# media storage help



## Instal (Apr 8, 2007)

I was wondering if anyone knows where to buy reasonably priced spinning media storage racks. I have searched and Googled only to find exactly what I am looking for but at such crazy prices ( $250.00 - $500.00 for a few bits of MDF) that I can't justify it. Any suggestions are greatly appreciated.


----------



## Sonnie (Apr 11, 2006)

I haven't seen any of those in a while. Those prices do sound very high.


----------



## hjones4841 (Jan 21, 2009)

The price is right on this one; don't know about quality, tho.
[ame]http://www.amazon.com/Typhoon-Wood-metal-Storage-Spinner/dp/B000IBO7DW/ref=sr_1_25?ie=UTF8&s=home-garden&qid=1239536476&sr=8-25[/ame]

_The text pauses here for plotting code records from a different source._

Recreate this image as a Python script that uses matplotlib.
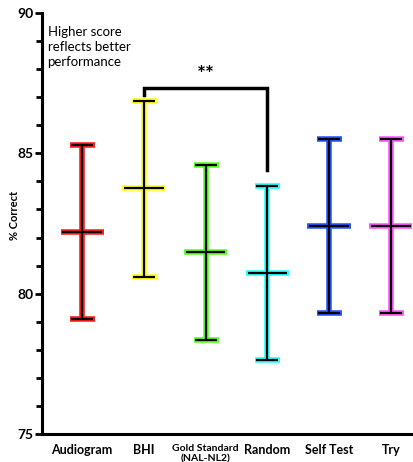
import matplotlib
matplotlib.use("Agg")
import matplotlib.pyplot as plt
from matplotlib.ticker import MultipleLocator

# values
groups = ["Audiogram", "BHI", "Gold Standard\n(NAL-NL2)", "Random", "Self Test", "Try"]
means = [82.2, 83.75, 81.5, 80.75, 82.4, 82.4]
upper = [85.3, 86.85, 84.6, 83.85, 85.5, 85.5]
lower = [79.1, 80.6, 78.35, 77.65, 79.3, 79.3]
colors = ["#ff1a1a", "#ffff1a", "#55ff22", "#22ffff", "#2255ff", "#ff55ff"]

plt.rcParams["font.family"] = ["Lato", "DejaVu Sans"]

fig = plt.figure(figsize=(4.13, 4.62), dpi=100)
ax = fig.add_axes([0.1017, 0.0606, 0.8983, 0.9113])

half_mean = 0.32
for i in range(len(groups)):
    err = [[means[i] - lower[i]], [upper[i] - means[i]]]
    # coloured halo underneath, black line on top
    ax.errorbar(i, means[i], yerr=err, color=colors[i], lw=4, capsize=9, capthick=4, zorder=2)
    ax.hlines(means[i], i - half_mean - 0.03, i + half_mean + 0.03, color=colors[i], lw=4, zorder=2)
    ax.errorbar(i, means[i], yerr=err, color="black", lw=1.6, capsize=8, capthick=1.6, zorder=3)
    ax.hlines(means[i], i - half_mean, i + half_mean, color="black", lw=1.6, zorder=3)

# significance bracket BHI vs Random
ax.plot([1, 1, 3, 3], [87.08, 87.33, 87.33, 84.4], color="black", lw=2.5,
        solid_joinstyle="miter", clip_on=False)
ax.text(2, 87.42, "**", ha="center", va="bottom", fontsize=15, fontweight="bold")

ax.text(-0.56, 89.55, "Higher score\nreflects better\nperformance", ha="left", va="top",
        fontsize=9.5, linespacing=1.3)

ax.set_xlim(-0.65, 5.36)
ax.set_ylim(75, 90)
ax.set_xticks(range(len(groups)))
ax.set_xticklabels(groups)
ax.yaxis.set_major_locator(MultipleLocator(5))
ax.yaxis.set_minor_locator(MultipleLocator(1))
ax.set_ylabel("% Correct", fontsize=8, fontweight="bold")
ax.yaxis.set_label_coords(-0.06, 0.52)

for lab in ax.get_xticklabels():
    lab.set_fontweight("bold")
    lab.set_fontsize(9)
    lab.set_va("top")
ax.get_xticklabels()[2].set_fontsize(7.5)
for lab in ax.get_yticklabels():
    lab.set_fontweight("bold")
    lab.set_fontsize(10)

ax.spines["top"].set_visible(False)
ax.spines["right"].set_visible(False)
ax.spines["left"].set_linewidth(2.2)
ax.spines["bottom"].set_linewidth(2.2)
ax.tick_params(axis="y", which="major", length=5, width=2, pad=1)
ax.tick_params(axis="y", which="minor", length=4, width=2)
ax.tick_params(axis="x", length=0, pad=7)

fig.savefig("out.png", dpi=100)
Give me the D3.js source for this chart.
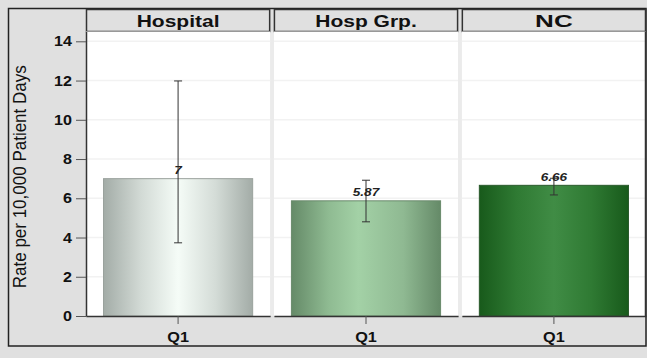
<!DOCTYPE html>
<html>
<head>
<meta charset="utf-8">
<script src="https://cdn.jsdelivr.net/npm/d3@7"></script>
<style>
html,body{margin:0;padding:0;background:#e0e0e0;}
svg{display:block;font-family:"Liberation Sans",Arial,sans-serif;}
</style>
</head>
<body>
<svg id="chart" width="647" height="358"></svg>
<script>
// ---- data ----
const groups = ["Hospital", "Hosp Grp.", "NC"];
const quarters = ["Q1"];
const values = [7, 5.87, 6.66];
const lowerCI = [3.73, 4.8, 6.17];
const upperCI = [11.98, 6.92, 7.02];
const valueLabels = ["7", "5.87", "6.66"];
const yTicks = [0, 2, 4, 6, 8, 10, 12, 14];
const yTitle = "Rate per 10,000 Patient Days";

// ---- styles ----
const gradStops = [
  [["0%","#a3aca7"],["25%","#d2dad5"],["50%","#f5fcf7"],["75%","#d4dcd7"],["100%","#a3aca7"]],
  [["0%","#658a68"],["25%","#8fbb92"],["45%","#a3d1a6"],["75%","#8fb992"],["100%","#658a68"]],
  [["0%","#185a1b"],["25%","#2f7a33"],["50%","#408c45"],["75%","#2f7a33"],["100%","#185a1b"]]
];
const barStroke = ["#9aa29d","#6a8a6c","#2a5a2c"];
const FONT = "Liberation Sans, Arial, sans-serif";

function stretch(sel, factor) {
  sel.each(function () {
    const len = this.getComputedTextLength();
    d3.select(this).attr("textLength", len * factor).attr("lengthAdjust", "spacingAndGlyphs");
  });
}

const svg = d3.select("#chart");
const W = 647, H = 358;
const plotL = 86, plotR = 646, plotT = 31.5, plotB = 316;

svg.append("rect").attr("width", W).attr("height", H).attr("fill", "#e0e0e0");
// outer frame
svg.append("rect").attr("x", 8.5).attr("y", 8.5).attr("width", 637.5).attr("height", 337.5)
  .attr("fill", "none").attr("stroke", "#222").attr("stroke-width", 1.5);

const defs = svg.append("defs");
groups.forEach((g, i) => {
  const lg = defs.append("linearGradient").attr("id", "grad" + i)
    .attr("x1", "0%").attr("x2", "100%").attr("y1", "0%").attr("y2", "0%");
  gradStops[i].forEach(s => lg.append("stop").attr("offset", s[0]).attr("stop-color", s[1]));
});

const y = d3.scaleLinear().domain([0, 14.5]).range([plotB, plotT]);
const panelX = d3.scaleBand().domain(groups).range([plotL, plotR]).paddingInner(0.02);
const bw = panelX.bandwidth();
const x = d3.scaleBand().domain(quarters).range([0, bw]).padding(0.105);

// gap strips between panels
groups.slice(1).forEach(g => {
  const gx = panelX(g);
  const gap = panelX.step() - bw;
  svg.append("rect").attr("x", gx - gap).attr("y", plotT).attr("width", gap).attr("height", plotB - plotT)
    .attr("fill", "#ebebeb");
});

groups.forEach((g, i) => {
  const px = panelX(g);
  const p = svg.append("g").attr("transform", `translate(${px},0)`);
  // header
  p.append("rect").attr("x", 0.5).attr("y", 9.5).attr("width", bw - 1).attr("height", plotT - 9.5)
    .attr("fill", "#e0e0e0").attr("stroke", "#333").attr("stroke-width", 1.5);
  const ht = p.append("text").attr("x", bw / 2).attr("y", 26.5).attr("text-anchor", "middle")
    .attr("font-size", 16.3).attr("font-weight", "bold").attr("fill", "#111").text(g);
  stretch(ht, g === "NC" ? 1.6 : 1.29);
  // plot area
  p.append("rect").attr("x", 0).attr("y", plotT).attr("width", bw).attr("height", plotB - plotT).attr("fill", "#fff");
  // gridlines
  p.selectAll("line.grid").data(yTicks.filter(t => t > 0)).join("line")
    .attr("x1", 0).attr("x2", bw).attr("y1", d => y(d)).attr("y2", d => y(d))
    .attr("stroke", "#f2f2f2").attr("stroke-width", 1.5);
  // bar
  const q = quarters[0];
  p.append("rect").attr("x", x(q)).attr("y", y(values[i])).attr("width", x.bandwidth())
    .attr("height", y(0) - y(values[i])).attr("fill", `url(#grad${i})`)
    .attr("stroke", barStroke[i]).attr("stroke-width", 1);
  // error bar
  const cx = x(q) + x.bandwidth() / 2;
  const eb = p.append("g").attr("stroke", "#333").attr("stroke-width", 1);
  eb.append("line").attr("x1", cx).attr("x2", cx).attr("y1", y(lowerCI[i])).attr("y2", y(upperCI[i]));
  [lowerCI[i], upperCI[i]].forEach(v => eb.append("line").attr("x1", cx - 4).attr("x2", cx + 4)
    .attr("y1", y(v)).attr("y2", y(v)));
  // value label
  const vl = p.append("text").attr("x", cx).attr("y", y(values[i]) - 4.8).attr("text-anchor", "middle")
    .attr("font-size", 11.5).attr("font-weight", "bold").attr("font-style", "italic").attr("fill", "#222")
    .text(valueLabels[i]);
  stretch(vl, 1.18);
  // x axis
  const xa = p.append("g").attr("transform", `translate(0,${plotB})`)
    .call(d3.axisBottom(x).tickSize(8).tickSizeOuter(0));
  xa.select(".domain").attr("stroke", "#333").attr("stroke-width", 1.5);
  xa.selectAll(".tick line").attr("stroke", "#555");
  const xt = xa.selectAll(".tick text").attr("font-size", 14.5).attr("font-weight", "bold")
    .attr("font-family", FONT).attr("fill", "#111").attr("y", 25.5).attr("dy", 0);
  stretch(xt, 1.12);
  // right border of last panel
  if (i === groups.length - 1) {
    p.append("line").attr("x1", bw - 0.5).attr("x2", bw - 0.5).attr("y1", plotT).attr("y2", plotB)
      .attr("stroke", "#333").attr("stroke-width", 1.5);
  }
});

// y axis
const ya = svg.append("g").attr("transform", `translate(${plotL},0)`)
  .call(d3.axisLeft(y).tickValues(yTicks).tickSize(10).tickSizeOuter(0).tickPadding(4));
ya.select(".domain").attr("stroke", "#333").attr("stroke-width", 1.5);
ya.selectAll(".tick line").attr("stroke", "#555");
const yt = ya.selectAll(".tick text").attr("font-size", 14).attr("font-weight", "bold")
  .attr("font-family", FONT).attr("fill", "#111");
stretch(yt, 1.15);

svg.append("text").attr("transform", `translate(25.5,${(plotT + plotB) / 2 + 3}) rotate(-90) scale(1,1.25)`)
  .attr("text-anchor", "middle").attr("font-size", 14.5).attr("fill", "#111")
  .attr("textLength", 223).attr("lengthAdjust", "spacingAndGlyphs").text(yTitle);
</script>
</body>
</html>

Some of these look a little better for $80:

http://www.racksandstands.com/asp/keyword.asp?maid=&keyword=dvd+storage+rotate&command=dosearch


----------



## TRiSS (Aug 29, 2008)

I don't know if Ikea is an option? They have different "racks" available, depending on what you want... Of course that's also just some veneered MDF, but the prices are a lot lower then what you quote.
http://www.ikea.com/us/en/search/?query=dvd


----------